A Pulitzer Prize-winning journalist, Danish Siddiqui had been covering the situation in Kandahar, Afghanistan over the last few days. Siddiqui had covered the 2020 Delhi riots, disturbing pictures  of burning dead bodies of Covid-19 dead during India's second wave

Danish Siddiqui, an award-winning photojournalist, was killed on Friday while covering a clash between Afghan security forces and Taliban fighters near a border crossing with Pakistan. The Pulitzer Prize-winning chief photographer had been covering the Afghan-Taliban clashes for Reuters over the last few days.

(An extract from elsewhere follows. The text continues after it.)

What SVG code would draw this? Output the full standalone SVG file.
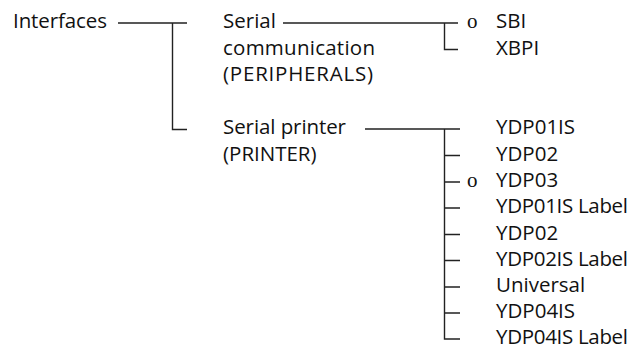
<svg xmlns="http://www.w3.org/2000/svg" width="641" height="351" viewBox="0 0 641 351">
<style>
text{font-family:"Open Sans","Liberation Sans",sans-serif;font-size:20.5px;fill:#111}
.o{font-family:"Liberation Serif",serif;font-size:21px}
.c{stroke:#222;stroke-width:1.4;fill:none}
</style>
<rect width="641" height="351" fill="#fff"/>
<g id="connectors" class="c">
<path d="M118 23H187M172.5 23V129.5H187"/>
<path d="M283 23H458M444.5 23V49.5H458"/>
<path d="M365 129H460M444.5 129V339H460M444.5 155.5H460M444.5 182H460M444.5 208H460M444.5 234.5H460M444.5 260.5H460M444.5 287H460M444.5 313H460"/>
</g>
<g id="interfaces"><text x="13" y="28" textLength="94">Interfaces</text></g>
<g id="serial-communication"><text x="223" y="28">Serial</text><text x="223" y="54.5" textLength="152">communication</text><text x="223" y="81" textLength="150">(PERIPHERALS)</text></g>
<g id="serial-printer"><text x="223" y="134" textLength="123">Serial printer</text><text x="223" y="160.5">(PRINTER)</text></g>
<g id="sbi"><text class="o" x="467" y="28">o</text><text x="496" y="28">SBI</text></g>
<g id="xbpi"><text x="496" y="54.5">XBPI</text></g>
<g id="ydp01is"><text x="496" y="134">YDP01IS</text></g>
<g id="ydp02"><text x="496" y="160.5">YDP02</text></g>
<g id="ydp03"><text class="o" x="467" y="187">o</text><text x="496" y="187">YDP03</text></g>
<g id="ydp01is-label"><text x="496" y="213" textLength="132">YDP01IS Label</text></g>
<g id="ydp02-b"><text x="496" y="239.5">YDP02</text></g>
<g id="ydp02is-label"><text x="496" y="265.5" textLength="132">YDP02IS Label</text></g>
<g id="universal"><text x="496" y="292">Universal</text></g>
<g id="ydp04is"><text x="496" y="318">YDP04IS</text></g>
<g id="ydp04is-label"><text x="496" y="344" textLength="132">YDP04IS Label</text></g>
</svg>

Afghan special forces were fighting to retake the main market area of Spin Boldak in the Kandahar district of Afghanistan when Siddiqui and a senior Afghan officer were killed in what Afghan officials described as Taliban crossfire.

Earlier this week, Siddiqui had been embedded with Afghan special forces in Kandahar to cover the conflict in the region.

On Friday, Siddiqui had told Reuters that he had been wounded in the arm by shrapnel while reporting on the clash. He was treated and had been recovering when Taliban fighters retreated from the fighting in Spin Boldak.

“We are urgently seeking more information, working with authorities in the region,” Reuters President Michael Friedenberg and Editor-in-Chief Alessandra Galloni said in a statement. “Danish was an outstanding journalist, a devoted husband and father, and a much-loved colleague. Our thoughts are with his family at this terrible time.”

Reuters, however, was unable to independently verify the details of the renewed fighting described by the Afghan military official, who asked not to be identified before Afghanistan’s Defence Ministry made a statement.

In New Delhi, the Spokesperson of the Ministry of External Affairs, while responding to media queries, said that “Our Ambassador in Kabul is in touch with Afghan authorities. We are keeping his family informed of the developments.”

Meanwhile, Afghanistan President Mohammad Ashraf Ghani said he is deeply saddened with the news of Siddiqui’s killing. “I am deeply saddened with the shocking reports that Reuters Photojournalist Danish Siddiqui was killed while covering the Taliban atrocities in Kandahar,” Ghani said in a tweet.

“While I extend my heartfelt condolences to Mr Siddiqui’s family and also to our media family. I reiterate my government’s unwavering commitment to freedom of speech and protection of free media and journalists,” he added.

Based in Mumbai, Siddiqui graduated with a degree in Economics from Jamia Millia Islamia, New Delhi. He also had a degree in Mass Communication from the AJK Mass Communication Research Centre at the same institute.

He began his career as a television news correspondent and later joined Reuters as an intern in 2010.

In 2018, Danish Siddiqui and his colleague Adnan Abidi became the first Indians to receive the Pulitzer Prize for Feature Photography for documenting the Rohingya refugee crisis.

Siddiqui had covered the 2020 Delhi riots, the Covid-19 pandemic, the Nepal earthquake in 2015, the Battle of Mosul in 2016-17, and the 2019–2020 protests in Hong Kong.

Siddiqui’s work has been widely published across global publications including New York Times, The Guardian, The Washington Post, Wall Street Journal, and National Geographic Magazine.

Condolences Pour In

Afghanistan’s Ambassador to India Farid Mamundzay said: “Deeply saddened by the sad news of the murder of a friend Danish Siddiqui in Kandahar last night. Indian journalist and Pulitzer Prize winner was with Afghan security forces when they were attacked by terrorists.”

Union Minister for Information and Broadcasting Anurag Thakur also expressed his condolences on the passing of Siddiqui. “Danish Siddiqui leaves behind an extraordinary body of work. He won the Pulitzer Prize for Photography and was embedded with the Afghan Forces in Kandahar… Sincere condolences. RIP,” he tweeted.